▶ _Provided data_:
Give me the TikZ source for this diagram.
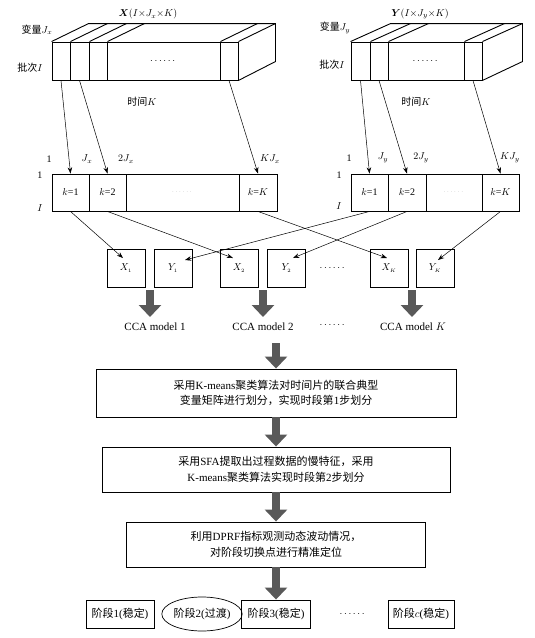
\documentclass[tikz,border=0pt]{standalone}
\usepackage{amsmath}
\usepackage{fontspec}
\setmainfont{Liberation Serif}
\newfontfamily\cjk{Noto Sans CJK SC}
\usetikzlibrary{arrows.meta,shapes.geometric,calc}

\begin{document}
\begin{tikzpicture}[x=1pt, y=-1pt,
    every node/.style={font=\fontsize{10}{12}\selectfont},
    sl/.style={rectangle, draw, line width=0.9pt, minimum height=38, inner sep=0pt},
    cl/.style={rectangle, draw, line width=0.9pt, minimum height=37, inner sep=0pt},
    sq/.style={rectangle, draw, line width=0.9pt, minimum width=38, minimum height=38, inner sep=0pt},
    stp/.style={rectangle, draw, line width=0.9pt, minimum height=28, inner sep=0pt,
                font=\fontsize{11}{13}\selectfont},
    bx/.style={rectangle, draw, line width=0.9pt, align=center, inner sep=0pt,
               font=\fontsize{11}{15.5}\selectfont},
    e/.style={-{Stealth[length=2.2mm, width=1.6mm]}, line width=0.5pt},
    fat/.style={line width=8pt, draw=black!65, -{Triangle[length=12pt, width=22pt]}},
  ]
  \useasboundingbox (0,0) rectangle (535,638);

  % X block
  \node[sl, minimum width=18] (xa1) at (61,61) {};
  \node[sl, minimum width=19] (xa2) at (79.5,61) {};
  \node[sl, minimum width=18] (xa3) at (98,61) {};
  \node[sl, minimum width=113] (xa4) at (163.5,61) {$\cdots\cdots$};
  \node[sl, minimum width=18] (xa5) at (229,61) {};
  \draw[line width=0.9pt] (xa1.north west) -- ++(37,-18) -- ($(xa5.north east)+(37,-18)$)
    -- ++(0,38) -- (xa5.south east);
  \draw[line width=0.9pt] (xa5.north east) -- ++(37,-18);
  \foreach \n in {xa1,xa2,xa3,xa4} \draw[line width=0.9pt] (\n.north east) -- ++(37,-18);
  \node (xt) at (148,14) {$\boldsymbol{X}(I{\times}J_x{\times}K)$};
  \node (xv) at (37,30) {{\cjk 变量}$J_x$};
  \node (xb) at (30,68) {{\cjk 批次}$I$};
  \node (xk) at (142,102) {{\cjk 时间}$K$};

  % Y block
  \node[sl, minimum width=19] (ya1) at (360.5,61) {};
  \node[sl, minimum width=18] (ya2) at (379,61) {};
  \node[sl, minimum width=76] (ya3) at (426,61) {$\cdots\cdots$};
  \node[sl, minimum width=18] (ya4) at (473,61) {};
  \draw[line width=0.9pt] (ya1.north west) -- ++(40,-18) -- ($(ya4.north east)+(40,-18)$)
    -- ++(0,38) -- (ya4.south east);
  \foreach \n in {ya1,ya2,ya3,ya4} \draw[line width=0.9pt] (\n.north east) -- ++(40,-18);
  \node (yt) at (420,14) {$\boldsymbol{Y}(I{\times}J_y{\times}K)$};
  \node (yv) at (335,28) {{\cjk 变量}$J_y$};
  \node (yb) at (332,65) {{\cjk 批次}$I$};
  \node (yk) at (416,102) {{\cjk 时间}$K$};

  % unfolded X
  \node[cl, minimum width=37] (xk1) at (70.5,192.5) {$k$=1};
  \node[cl, minimum width=37] (xk2) at (107.5,192.5) {$k$=2};
  \node[cl, minimum width=113] (xk3) at (182.5,192.5) {\tiny\color{gray}$\cdots\cdots$};
  \node[cl, minimum width=38] (xkK) at (258,192.5) {$k$=$K$};
  \node (xl1) at (49,159) {1};
  \node (xl2) at (87,159) {$J_x$};
  \node (xl3) at (126,159) {$2J_x$};
  \node (xl4) at (270,159) {$KJ_x$};
  \node (xr1) at (40,175) {1};
  \node (xrI) at (40,208) {$I$};

  % unfolded Y
  \node[cl, minimum width=37] (yk1) at (369.5,192.5) {$k$=1};
  \node[cl, minimum width=38] (yk2) at (407,192.5) {$k$=2};
  \node[cl, minimum width=56] (yk3) at (454,192.5) {\tiny\color{gray}$\cdots\cdots$};
  \node[cl, minimum width=37] (ykK) at (500.5,192.5) {$k$=$K$};
  \node (yl1) at (349,158) {1};
  \node (yl2) at (383,158) {$J_y$};
  \node (yl3) at (421,158) {$2J_y$};
  \node (yl4) at (510,158) {$KJ_y$};
  \node (yr1) at (339,175) {1};
  \node (yrI) at (339,206) {$I$};

  \draw[e] (xa1.south) -- (xk1.north);
  \draw[e] (xa2.south) -- (xk2.north);
  \draw[e] (xa5.south) -- (xkK.north);
  \draw[e] (ya1.south) -- (yk1.north);
  \draw[e] (ya2.south) -- (yk2.north);
  \draw[e] (ya4.south) -- (ykK.north);

  % time slices
  \node[sq] (bx1) at (126,268) {$X_{\scriptscriptstyle 1}$};
  \node[sq] (by1) at (173,268) {$Y_{\scriptscriptstyle 1}$};
  \node[sq] (bx2) at (239,268) {$X_{\scriptscriptstyle 2}$};
  \node[sq] (by2) at (286.5,268) {$Y_{\scriptscriptstyle 2}$};
  \node (bd) at (333,268) {$\cdots\cdots$};
  \node[sq] (bxK) at (389,268) {$X_{\scriptscriptstyle K}$};
  \node[sq] (byK) at (435,268) {$Y_{\scriptscriptstyle K}$};
  \coordinate (tx1) at (123,258);
  \coordinate (ty1) at (185,260);
  \coordinate (tx2) at (233,258);
  \coordinate (ty2) at (293,258);
  \coordinate (txK) at (387,258);
  \coordinate (tyK) at (438,260);
  \draw[e] (xk1.south) -- (tx1);
  \draw[e] (xk2.south) -- (tx2);
  \draw[e] (xkK.south) -- (txK);
  \draw[e] (yk1.south) -- (ty1);
  \draw[e] (yk2.south) -- (ty2);
  \draw[e] (ykK.south) -- (tyK);

  % CCA models
  \coordinate (m1) at (150,290);
  \coordinate (m2) at (263,290);
  \coordinate (m3) at (412,290);
  \node[font=\fontsize{11}{13}\selectfont] (cca1) at (155,327) {CCA model 1};
  \node[font=\fontsize{11}{13}\selectfont] (cca2) at (263,327) {CCA model 2};
  \node (ccad) at (333,325) {$\cdots\cdots$};
  \node[font=\fontsize{11}{13}\selectfont] (cca3) at (413,327) {CCA model $K$};
  \draw[fat] (m1) -- (150,317);
  \draw[fat] (m2) -- (263,317);
  \draw[fat] (m3) -- (412,317);

  % steps
  \node[bx, minimum width=360, minimum height=48] (s1) at (276,393)
    {{\cjk 采用}K-means{\cjk 聚类算法对时间片的联合典型}\\{\cjk 变量矩阵进行划分，实现时段第}1{\cjk 步划分}};
  \node[bx, minimum width=348, minimum height=45] (s2) at (276,469.5)
    {{\cjk 采用}SFA{\cjk 提取出过程数据的慢特征，采用}\\K-means{\cjk 聚类算法实现时段第}2{\cjk 步划分}};
  \node[bx, minimum width=299, minimum height=45] (s3) at (276,544.5)
    {{\cjk 利用}DPRF{\cjk 指标观测动态波动情况，}\\{\cjk 对阶段切换点进行精准定位}};
  \coordinate (m4) at (276,343);
  \draw[fat] (m4) -- (s1.north);
  \draw[fat] (s1.south) -- (s2.north);
  \draw[fat] (s2.south) -- (s3.north);

  % phases
  \node[stp, minimum width=68] (st1) at (120,614) {{\cjk 阶段}1({\cjk 稳定})};
  \node[ellipse, draw, line width=0.7pt, minimum width=70, minimum height=34, inner sep=0pt,
        font=\fontsize{11}{13}\selectfont] (st2) at (202,614) {{\cjk 阶段}2({\cjk 过渡})};
  \node[stp, minimum width=69] (st3) at (276,614) {{\cjk 阶段}3({\cjk 稳定})};
  \node (std) at (353,614) {$\cdots\cdots$};
  \node[stp, minimum width=66] (stc) at (421,614) {{\cjk 阶段}$c$({\cjk 稳定})};
  \draw[fat] (s3.south) -- (st3.north);
\end{tikzpicture}
\end{document}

▶ _What is needed_: Up to and including the line containing "(0,0) rectangle (535,638);", repeat every line from the start of the data, but none of the pictures.

▶ _Response below_:
Give me the TikZ source for this diagram.
\documentclass[tikz,border=0pt]{standalone}
\usepackage{amsmath}
\usepackage{fontspec}
\setmainfont{Liberation Serif}
\newfontfamily\cjk{Noto Sans CJK SC}
\usetikzlibrary{arrows.meta,shapes.geometric,calc}

\begin{document}
\begin{tikzpicture}[x=1pt, y=-1pt,
    every node/.style={font=\fontsize{10}{12}\selectfont},
    sl/.style={rectangle, draw, line width=0.9pt, minimum height=38, inner sep=0pt},
    cl/.style={rectangle, draw, line width=0.9pt, minimum height=37, inner sep=0pt},
    sq/.style={rectangle, draw, line width=0.9pt, minimum width=38, minimum height=38, inner sep=0pt},
    stp/.style={rectangle, draw, line width=0.9pt, minimum height=28, inner sep=0pt,
                font=\fontsize{11}{13}\selectfont},
    bx/.style={rectangle, draw, line width=0.9pt, align=center, inner sep=0pt,
               font=\fontsize{11}{15.5}\selectfont},
    e/.style={-{Stealth[length=2.2mm, width=1.6mm]}, line width=0.5pt},
    fat/.style={line width=8pt, draw=black!65, -{Triangle[length=12pt, width=22pt]}},
  ]
  \useasboundingbox (0,0) rectangle (535,638);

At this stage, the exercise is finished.